A new linear equation solver for a GPU has been implemented using a BFS-based reordering and multifrontal methods. The proposed implementation is parallelized for an experimental GPU. Since popular direct methods have several drawbacks to apply them to GPUs, a new implementation is needed. In order to get over the drawbacks, a combination of the BFS-based reordering method and multifrontal method is proposed. A global multifrontal operation is carried out from the deepest separators to a root of a multilevel tree. This sequence is exactly the same as the BFS reverse-level order traversal. The BFS-based implementation is more suitable for the GPU device than the DFS-based. It makes a host system easy to set priorities of operational regions to fit the GPU memory size.
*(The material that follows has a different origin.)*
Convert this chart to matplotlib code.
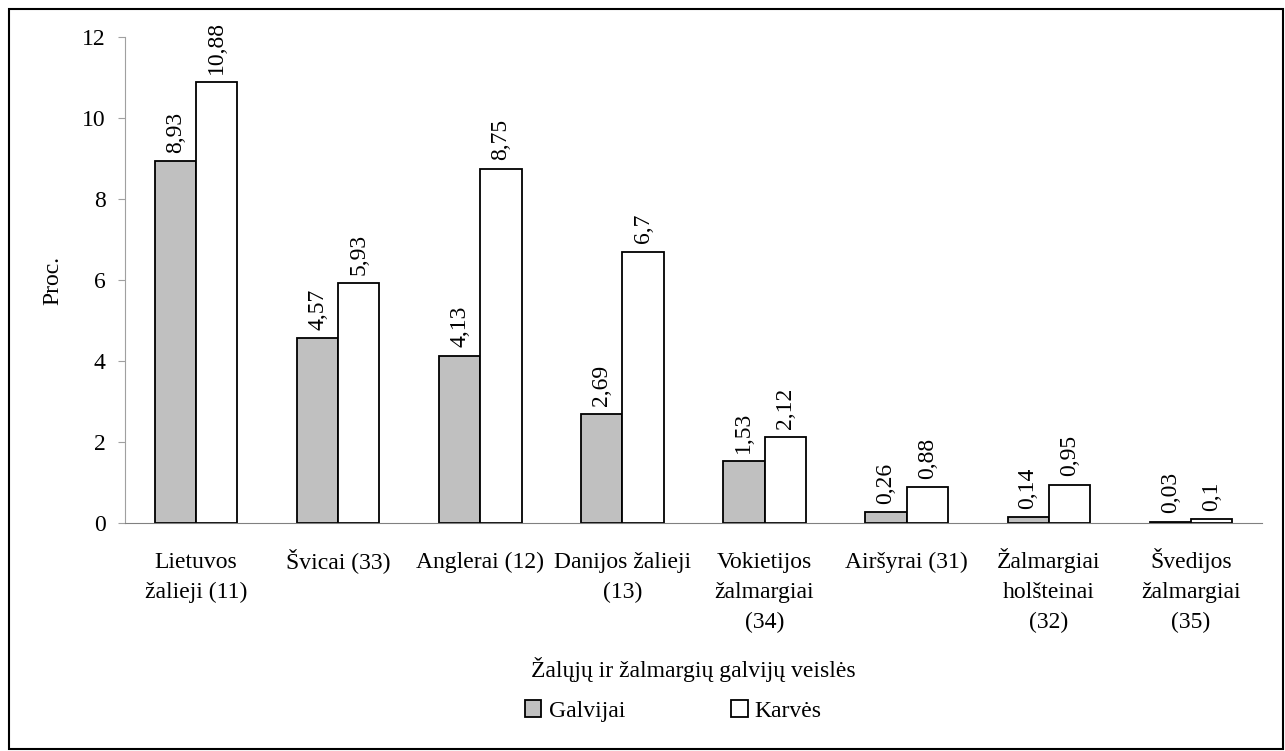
import matplotlib.pyplot as plt
import numpy as np
from matplotlib.patches import Rectangle
from matplotlib.transforms import offset_copy

categories = ["Lietuvos\nžalieji (11)", "Švicai (33)", "Anglerai (12)", "Danijos žalieji\n(13)",
              "Vokietijos\nžalmargiai\n(34)", "Airšyrai (31)", "Žalmargiai\nholšteinai\n(32)",
              "Švedijos\nžalmargiai\n(35)"]
galvijai = [8.93, 4.57, 4.13, 2.69, 1.53, 0.26, 0.14, 0.03]
karves = [10.88, 5.93, 8.75, 6.7, 2.12, 0.88, 0.95, 0.1]
yticks = [0, 2, 4, 6, 8, 10, 12]

plt.rcParams['font.family'] = ['Liberation Serif', 'DejaVu Serif']
fs = 17

fig = plt.figure(figsize=(12.85, 7.51), dpi=100)
ax = fig.add_axes([0.0973, 0.3036, 0.8847, 0.6471])
fig.patches.append(Rectangle((9 / 1285, 2 / 751), 1274 / 1285, 740 / 751, transform=fig.transFigure,
                             fill=False, edgecolor='black', linewidth=1.5))

x = np.arange(len(categories))
w = 0.29
b1 = ax.bar(x - w / 2, galvijai, w, color='#c0c0c0', edgecolor='black', linewidth=1.3, label='Galvijai')
b2 = ax.bar(x + w / 2, karves, w, color='white', edgecolor='black', linewidth=1.3, label='Karvės')

for bars, vals in [(b1, galvijai), (b2, karves)]:
    for bar, v in zip(bars, vals):
        ax.annotate(f"{v:g}".replace('.', ','), (bar.get_x() + bar.get_width() / 2, bar.get_height()),
                    xytext=(0, 6), textcoords='offset points', rotation=90,
                    ha='center', va='bottom', fontsize=fs)

ax.set_xlim(-0.5, len(categories) - 0.5)
ax.set_ylim(0, 12)
ax.set_yticks(yticks)
ax.set_xticks([])

# category labels: each line on its own baseline so accented capitals don't shift lines
for xi, cat in zip(x, categories):
    for i, line in enumerate(cat.split('\n')):
        tr = offset_copy(ax.get_xaxis_transform(), fig=fig, x=0, y=-(45 + 30 * i), units='dots')
        ax.text(xi, 0, line, transform=tr, ha='center', va='baseline', fontsize=fs)

ax.tick_params(axis='y', labelsize=fs, color='#a0a0a0', length=5, pad=9)
for s in ['top', 'right']:
    ax.spines[s].set_visible(False)
ax.spines['left'].set_color('#a0a0a0')
ax.spines['bottom'].set_color('#808080')
ax.set_ylabel('Proc.', fontsize=fs)
ax.yaxis.set_label_coords(-0.0545, 0.5)
ax.set_xlabel('Žalųjų ir žalmargių galvijų veislės', fontsize=fs, va='baseline')
ax.xaxis.set_label_coords(0.5, -0.317)

fig.legend(loc='center', bbox_to_anchor=(0.524, 0.0533), ncol=2, frameon=False, fontsize=fs,
           handlelength=0.7, handleheight=0.7, handletextpad=0.3, columnspacing=4.5)

fig.savefig('out.png', dpi=100)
The operation grouping of variable factor and update gives separators more parallel opportunities. However, another difficulty with the efficient parallel processing comes from the non-uniform size of separators. To resolve the difficulty, large separators are divided into smaller blocks. An experimental approach is used to estimate the optimum maximum block size to be 512 or 1024. Dynamic analysis of three mechanical models has been carried out to demonstrate the effectiveness of the proposed method. The computing time and the memory usage on GPUs are compared with those obtained from DSS routine included in the MKL on CPUs. It performs 1.9–4.7 times faster during the whole computing process. The important factor in deciding the performance improvement on a GPU device is how many percentages of large block matrices in variable update operations are involved. The proposed implementation and the DSS have yielded the same level of accurate solutions. The proposed method will be extended for a multi-GPU system.